I also tilled the vegetable garden again; weeded another row of onions; really, really, really thought about uncovering the strawberries, and mowed another big part of the lawn field.

I came in around 4 p.m., dirty, exhausted and wishing I had a cook. Oh! Right! I'm the cook. Here's what we had for dinner, and it was DELICIOUS. Sounds wacky, but the combination was really, really good; I had all the ingredients (except I subbed asparagus for the carrots), and it was easy to throw together. I rested after dinner and didn't stop resting until … this morning!

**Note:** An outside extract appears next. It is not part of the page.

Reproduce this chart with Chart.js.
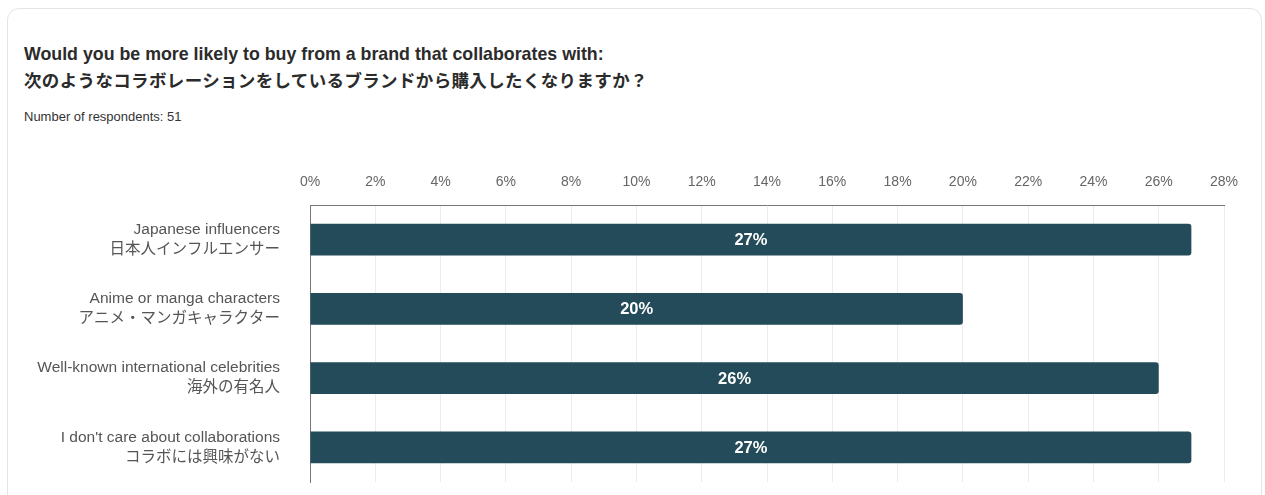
<!DOCTYPE html>
<html>
<head>
<meta charset="utf-8">
<script src="https://cdn.jsdelivr.net/npm/chart.js@4/dist/chart.umd.min.js"></script>
<style>
  html, body { margin: 0; padding: 0; background: #fff; }
  body { width: 1265px; height: 495px; overflow: hidden; position: relative;
         font-family: "Liberation Sans", Arial, "Noto Sans CJK JP", sans-serif; }
  .card { position: absolute; left: 7px; top: 8px; width: 1255px; height: 520px;
          border: 1px solid #e4e4e4; border-radius: 12px; box-sizing: border-box; }
  .title { position: absolute; left: 24px; top: 42px; color: #2b2b2b; font-weight: bold;
           font-size: 17.8px; line-height: 25px; }
  .title .ja { font-family: "Noto Sans CJK JP", sans-serif; font-size: 17.5px; letter-spacing: 0.35px; }
  .sub { position: absolute; left: 24px; top: 109px; color: #333; font-size: 13px; }
  #chart { position: absolute; left: 0; top: 150px; }
</style>
</head>
<body>
<div class="card"></div>
<div class="title">Would you be more likely to buy from a brand that collaborates with:<br><span class="ja">次のようなコラボレーションをしているブランドから購入したくなりますか？</span></div>
<div class="sub">Number of respondents: 51</div>
<canvas id="chart" width="1265" height="345"></canvas>
<script>
// Survey answers, share of respondents in percent
const categories = [
  ["Japanese influencers", "日本人インフルエンサー"],
  ["Anime or manga characters", "アニメ・マンガキャラクター"],
  ["Well-known international celebrities", "海外の有名人"],
  ["I don't care about collaborations", "コラボには興味がない"],
];
const shares = [27, 20, 26, 27];
const axisMax = 28;
const axisStep = 2;

// value text centred inside each bar
const barValues = {
  id: "barValues",
  afterDatasetsDraw(chart) {
    const { ctx } = chart;
    const meta = chart.getDatasetMeta(0);
    ctx.save();
    ctx.fillStyle = "#ffffff";
    ctx.font = "bold 16.5px 'Liberation Sans', Arial, sans-serif";
    ctx.textAlign = "center";
    ctx.textBaseline = "middle";
    meta.data.forEach((bar, i) => {
      const x = (bar.base + bar.x) / 2;
      ctx.fillText(shares[i] + "%", x, bar.y + 1);
    });
    ctx.restore();
  },
};

new Chart(document.getElementById("chart"), {
  type: "bar",
  data: {
    labels: categories,
    datasets: [{
      data: shares,
      backgroundColor: "#234b59",
      borderRadius: 3,
      borderSkipped: "start",
      barPercentage: 0.46,
      categoryPercentage: 1,
    }],
  },
  plugins: [barValues],
  options: {
    indexAxis: "y",
    responsive: false,
    animation: false,
    layout: { padding: { left: 0, right: 41, top: 0, bottom: 13 } },
    plugins: {
      legend: { display: false },
      tooltip: { enabled: false },
    },
    scales: {
      x: {
        position: "top",
        min: 0,
        max: axisMax,
        afterFit: (scale) => { scale.height = 55; },
        ticks: {
          stepSize: axisStep,
          padding: 14,
          color: "#666",
          font: { size: 14, family: "'Liberation Sans', Arial, sans-serif" },
          callback: (v) => v + "%",
        },
        grid: { color: "#ececec", drawTicks: false },
        border: { color: "#777", width: 1 },
      },
      y: {
        // fixed label column; two-line labels sit inside their band, no extra room needed
        afterFit: (scale) => {
          scale.width = 310;
          scale.paddingTop = 0;
          scale.paddingBottom = 0;
        },
        ticks: {
          padding: 30,
          color: "#555",
          font: { size: 15.5, lineHeight: 1.3, family: "'Liberation Sans', Arial, 'Noto Sans CJK JP', sans-serif" },
        },
        grid: { display: false, drawTicks: false },
        border: { color: "#777", width: 1 },
      },
    },
  },
});
</script>
</body>
</html>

So that was my second day of spring, which is totally coming in like a lamb. How was yours?

4 comments:

a.eye said...

Very impressive! Good luck with your gardening! I am the antithesis of green thumbs. Posted about it today and it makes me feel even less gardeny after reading your post.

Unknown said...

My husband is finally home from the weekend so maybe I can convince him to get the garden and flower beds tilled. I am looking forward to getting my garden going.

Kathy
http://gigglingtruckerswife.blogspot.com

Diandra said...

Great job!

I had a stressful day at the office (lots of emergency and last minute translations - before working here, I did not even know that there is such a thing as emergency translations), went for a run, neglected to clean our flat and had friends over for dinner. All in all, it was a fun day. ^^

Mindy said...

I'd love to have an herb bed like that. Are you using a specific plan for herbs to make it sort of ornamental too? I love the look of an old fashioned English herb garden that seems so planned and orderly. My herbs always look like a free for all!